Prosegue padre Cantalamessa: “Se ci fermiamo alle cause storiche della morte di Cristo ci confondiamo e ognuno sarà tentato di dire come Pilato: “Io sono innocente del sangue di costui”. La croce si comprende meglio dai suoi effetti che dalle sue cause. E quali sono stati gli effetti della morte di Cristo? Resi giusti per la fede in lui, riconciliati e in pace con Dio, ricolmi della speranza di una vita eterna! Ma c’è un effetto che la situazione in atto ci aiuta a cogliere in particolare”. Inoltre “la croce di Cristo ha cambiato il senso del dolore e della sofferenza umana: di ogni sofferenza, fisica e morale. Essa non è più un castigo, una maledizione. È stata redenta in radice da quando il Figlio di Dio l’ha presa su di sé. Qual è la prova più sicura che la bevanda che qualcuno ti porge non è avvelenata? È se lui beve davanti a te dalla stessa coppa.

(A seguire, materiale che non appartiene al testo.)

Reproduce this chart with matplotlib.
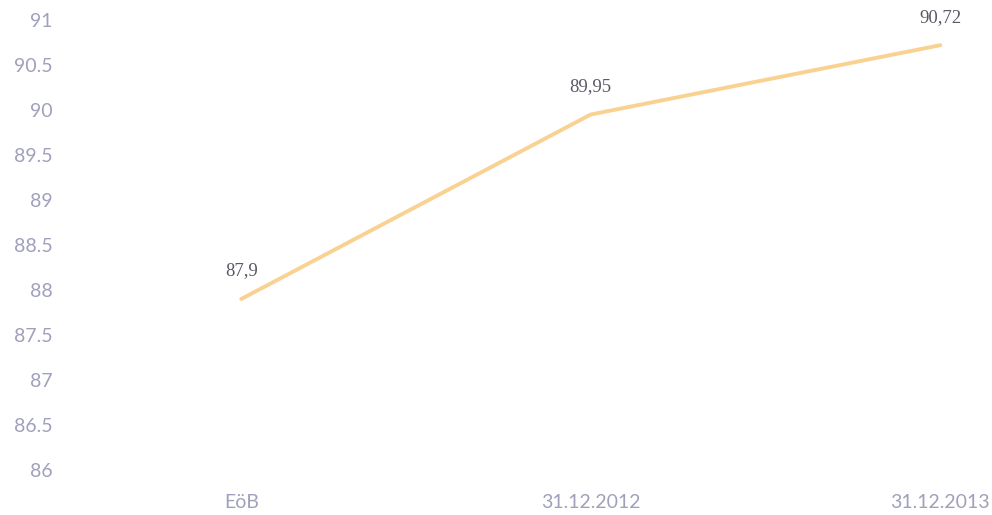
import matplotlib.pyplot as plt
from matplotlib.ticker import FixedLocator

# Chart data
categories = ["EöB", "31.12.2012", "31.12.2013"]
values = [87.9, 89.95, 90.72]
value_labels = ["87,9", "89,95", "90,72"]
y_ticks = [86, 86.5, 87, 87.5, 88, 88.5, 89, 89.5, 90, 90.5, 91]
y_tick_labels = ["86", "86.5", "87", "87.5", "88", "88.5", "89", "89.5", "90", "90.5", "91"]

tick_color = "#a0a0bc"
label_color = "#5a5a66"
line_color = "#f9d292"

fig = plt.figure(figsize=(9.92, 5.15), dpi=100)
# axes spans 86 (y=470px) to 91 (y=20px)
ax = fig.add_axes([0.06, 45 / 515, 0.94, 450 / 515])

x = list(range(len(categories)))
ax.plot(x, values, color=line_color, linewidth=2.8, solid_capstyle="round", clip_on=False)

for xi, v, lab in zip(x, values, value_labels):
    ax.annotate(lab, (xi, v), xytext=(0, 14), textcoords="offset points",
                ha="center", va="bottom", fontsize=13.5, color=label_color,
                family="Liberation Serif")

ax.set_ylim(86, 91)
ax.set_xlim(-0.52, 2.148)
ax.yaxis.set_major_locator(FixedLocator(y_ticks))
ax.set_yticklabels(y_tick_labels)
ax.set_xticks(x)
ax.set_xticklabels(categories)

for lab in ax.get_yticklabels() + ax.get_xticklabels():
    lab.set_color(tick_color)
    lab.set_fontsize(14)
    lab.set_family("Lato")

ax.tick_params(axis="both", length=0)
ax.tick_params(axis="y", pad=5)
ax.tick_params(axis="x", pad=17)
for s in ax.spines.values():
    s.set_visible(False)

fig.savefig("out.png", dpi=100, facecolor="white")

Così ha fatto Dio: sulla croce ha bevuto, al cospetto del mondo, il calice del dolore fino alla feccia. Ha mostrato così che esso non è avvelenato, ma che c’è una perla in fondo ad esso”. E non solo il dolore di chi ha la fede, ma ogni dolore umano. Egli è morto per tutti. “Quando sarò elevato da terra, aveva detto, attirerò tutti a me”. Tutti, non solo alcuni! “Soffrire –scriveva san Giovanni Paolo II dopo il suo attentato – significa diventare particolarmente suscettibili, particolarmente sensibili all’opera delle forze salvifiche di Dio offerte all’umanità in Cristo”. Grazie alla croce di Cristo, la sofferenza è diventata anch’essa, a modo suo, una specie “sacramento universale di salvezza” per il genere umano.

Gridare a Dio

Secondo padre Cantalamessa, “la parola di Dio ci dice qual è la prima cosa che dobbiamo fare in momenti come questi: gridare a Dio. È lui stesso che mette sulle labbra degli uomini le parole da gridare a lui, a volte parole dure, di lamento, quasi di accusa. “Àlzati, Signore, vieni in nostro aiuto! Salvaci per la tua misericordia! Déstati, non ci respingere per sempre!”. “Signore, non ti importa che noi periamo?”. Forse che Dio ama farsi pregare per concedere i suoi benefici? Forse che la nostra preghiera può far cambiare a Dio i suoi piani? No, ma ci sono cose che Dio ha deciso di accordarci come frutto insieme della sua grazia e della nostra preghiera, quasi per condividere con le sue creature il merito del beneficio accordato. È lui che ci spinge a farlo: “Chiedete e otterrete, ha detto Gesú, bussate e vi sarà aperto”. Quando, nel deserto, gli ebrei erano morsi dai serpenti velenosi, Dio ordinò a Mosè di elevare su un palo un serpente di bronzo e chi lo guardava non moriva. Gesú si è appropriato di questo simbolo. “Come Mosè innalzò il serpente nel deserto, così bisogna che sia innalzato il Figlio dell’uomo, perché chiunque crede in lui abbia la vita eterna”. Anche noi, avverte il predicatore della Casa Pontificia, in questo momento siamo morsi da un invisibile “serpente” velenoso: “Guardiamo a colui che è stato “innalzato” per noi sulla croce. Adoriamolo per noi e per tutto il genere umano. Chi lo guarda con fede non muore. E se muore, sarà per entrare in una vita eterna”.